= John Maynard Keynes (Skidelsky) =

John Maynard Keynes is a biography of John Maynard Keynes, written by Robert Skidelsky. It is published in three volumes.

== Content ==
Vol. 1. Hopes Betrayed 1833-1920 (1983) focuses on Keynes's early life, education, and his emergence as a public intellectual during World War I. Vol. 2. The Economist as Saviour, 1920-37 (1992) covers Keynes's contributions to economics, his involvement in international affairs, and his rise to a prominent economist. Vol. 3 Fighting for Britain, 1937-1946 (2000) is about Keynes's role in World War II and his efforts in shaping the post-war international economic order, particularly through the Bretton Woods Conference. Compiled and abridged one-volume edition is published in 2003.

== Reception ==
According to Martin J. Wiener's review, volume 1 covers his family background, his time at Eton and Cambridge, his involvement with the Bloomsbury Group, and his work in the British Treasury. It shows how much Roy Harrod left out in his biography, such as his homosexuality, his application for conscientious objector status, his financial speculations, and his Bloomsbury irreverence to accepted moral standards. It stresses Keynes's lack of interest before World War I in social reform, and his slowness to commit himself to economics.

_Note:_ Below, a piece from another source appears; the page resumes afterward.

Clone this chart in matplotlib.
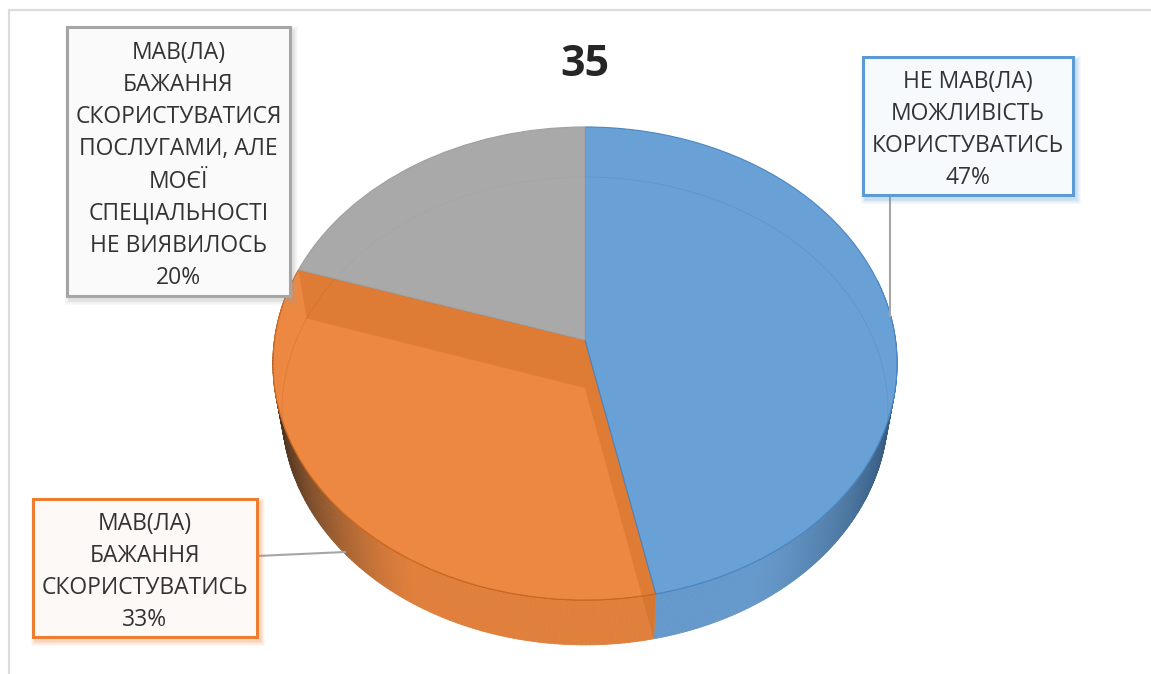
import numpy as np
import matplotlib
matplotlib.use('Agg')
import matplotlib.pyplot as plt
from matplotlib.collections import PolyCollection
from matplotlib.patches import Polygon, Rectangle
from matplotlib.transforms import Transform
from matplotlib.colors import to_rgb

title = '35'
labels = ['НЕ МАВ(ЛА)\nМОЖЛИВІСТЬ\nКОРИСТУВАТИСЬ',
          'МАВ(ЛА)\nБАЖАННЯ\nСКОРИСТУВАТИСЬ',
          'МАВ(ЛА)\nБАЖАННЯ\nСКОРИСТУВАТИСЯ\nПОСЛУГАМИ, АЛЕ\nМОЄЇ\nСПЕЦІАЛЬНОСТІ\nНЕ ВИЯВИЛОСЬ']
values = [46.7, 33.3, 20.0]
colors = ['#69a0d6', '#ec8842', '#a9a9a9']
edges = ['#4a86c2', '#c9661f', '#a0a0a0']
walls = ['#6699cb', '#e0803c', '#a0a0a0']
darks = ['#35587c', '#4a3422', '#606060']
box_edges = ['#5b9bd5', '#ed7d31', '#a5a5a5']
box_faces = ['#f7fafd', '#fdf9f6', '#fafafa']

W, H = 1151, 674
plt.rcParams['font.family'] = ['Open Sans', 'DejaVu Sans']


class Persp(Transform):
    # unit disk -> tilted disk in pixel coords
    input_dims = 2
    output_dims = 2

    def __init__(self, cx, cy, a, b, k):
        super().__init__()
        self.p = (cx, cy, a, b, k)

    def transform_non_affine(self, xy):
        cx, cy, a, b, k = self.p
        xy = np.asarray(xy, dtype=float)
        w = 1 + k * xy[:, 1]
        return np.column_stack([cx + a * xy[:, 0] / w, cy - b * xy[:, 1] / w])


top = Persp(585, 340, 310.5, 234.2, 0.0994)
bot = Persp(585, 388, 301.5, 231.7, 0.098)


def rim(deg):
    # clockwise from 12 o'clock
    t = np.radians(deg)
    return np.column_stack([np.sin(t), np.cos(t)])


def mix(a, b, f):
    a, b = np.array(to_rgb(a)), np.array(to_rgb(b))
    return tuple(a + (b - a) * f)


fig = plt.figure(figsize=(W / 100, H / 100), dpi=100)
ax = fig.add_axes([0, 0, 1, 1])

wedges, _ = ax.pie(values, startangle=90, counterclock=False, colors=colors)
ax.set_aspect('auto')
ax.set_xlim(0, W)
ax.set_ylim(H, 0)
ax.axis('off')

stops = np.concatenate([[0], np.cumsum(values) / np.sum(values) * 360])

# outer frame of the slide
ax.plot([9, 9, W], [H, 10, 10], color='#dcdcdc', lw=1.6, zorder=0, solid_joinstyle='miter')

# side wall, front half only
for i in range(2):
    a0 = max(stops[i], 75)
    a1 = min(stops[i + 1], 285)
    th = np.linspace(a0, a1, 160)
    p_top = top.transform_non_affine(rim(th))
    p_bot = bot.transform_non_affine(rim(th))
    quads, cols = [], []
    for j in range(len(th) - 1):
        quads.append([p_top[j], p_top[j + 1], p_bot[j + 1], p_bot[j]])
        u = abs(np.sin(np.radians(th[j])))
        f = np.clip((u - 0.5) / 0.48, 0, 1) ** 1.4
        cols.append(mix(walls[i], darks[i], f))
    ax.add_collection(PolyCollection(quads, facecolors=cols, edgecolors=cols, linewidths=0.6, zorder=1))
    ax.plot(p_top[:, 0], p_top[:, 1], color=edges[i], lw=0.8, zorder=2)

# top faces
for i, w in enumerate(wedges):
    w.set_transform(top + ax.transData)
    w.set_edgecolor(edges[i])
    w.set_linewidth(0.8)
    w.set_zorder(5 if i != 1 else 3)

# cut faces seen through the orange slice
for k in (1, 2):
    e = rim(np.array([stops[k]]))
    vt = top.transform_non_affine(np.array([[0.0, 0.0]]))[0]
    vb = bot.transform_non_affine(np.array([[0.0, 0.0]]))[0]
    et = top.transform_non_affine(e)[0]
    eb = bot.transform_non_affine(e)[0]
    ax.add_patch(Polygon([vt, et, eb, vb], closed=True, facecolor='#c8661e', alpha=0.38,
                         edgecolor='none', zorder=4))

# back rim of the base, faint through the faces
th = np.linspace(0, 360, 720)
pts = bot.transform_non_affine(rim(th))
for i, w in enumerate(wedges):
    ln, = ax.plot(pts[:, 0], pts[:, 1], color=edges[i], lw=0.7, alpha=0.35, zorder=6)
    ln.set_clip_path(w)

# leader lines
ax.plot([890, 890], [195, 316], color='#a6a6a6', lw=1.5, zorder=7)
ax.plot([257, 345], [556, 552], color='#a6a6a6', lw=1.5, zorder=7)

# label boxes
boxes = [(863, 57, 210, 138), (33, 499, 224, 138), (67, 27, 223, 269)]
for i, (x, y, bw, bh) in enumerate(boxes):
    for g in range(6, 0, -1):
        ax.add_patch(Rectangle((x + 3 - g * 0.8, y + 4 - g * 0.8), bw + 1.6 * g, bh + 1.6 * g,
                               facecolor=box_edges[i], edgecolor='none', alpha=0.06, zorder=8))
    ax.add_patch(Rectangle((x, y), bw, bh, facecolor=box_faces[i], edgecolor=box_edges[i], lw=2.2, zorder=9))
    txt = labels[i] + '\n%.0f%%' % values[i]
    ax.text(x + bw / 2, y + bh / 2 + 4, txt, ha='center', va='center', ma='center', fontsize=16.5,
            color='#333333', linespacing=1.46, zorder=10)

ax.text(585, 65, title, ha='center', va='center', fontsize=31, fontweight='bold', color='#262626', zorder=10)

fig.savefig('out.png', dpi=100)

Geoffrey Harcourt states Skidelsky writes Keynes's marriage to Lydia Lopokova was watershed of his intellectual and personal life. Skidelsky emphasises parts of A Treatise on Money relevant for the making of The General Theory. The narrative is set out by Skidelsky and its development is related to Keynes's activities, for example, his work for the Liberal Party, the Macmillan Committee and other government bodies. For Skidelsky, the vision that ties Keynes' life together is of a person who challenged Victorian society and strove for a civilized society where the good life could be enjoyed by all.

J. Bradford DeLong states there are "a few places in Fighting for Britain where Skidelsky seems to me to lose his way.", for example, overstating the gap between Keynes and Harry Dexter White. But DeLong concluded these "do not greatly mar his achievement. The meat of the biography lies in the amazingly well-constructed narrative, and in the magnificent portraits of Keynes and his age." David Vines thinks that Keynes's contributions to the development of international macroeconomics, important as any of his other accomplishments as an economist according to Vines, is not fully addressed in Skidelsky's work.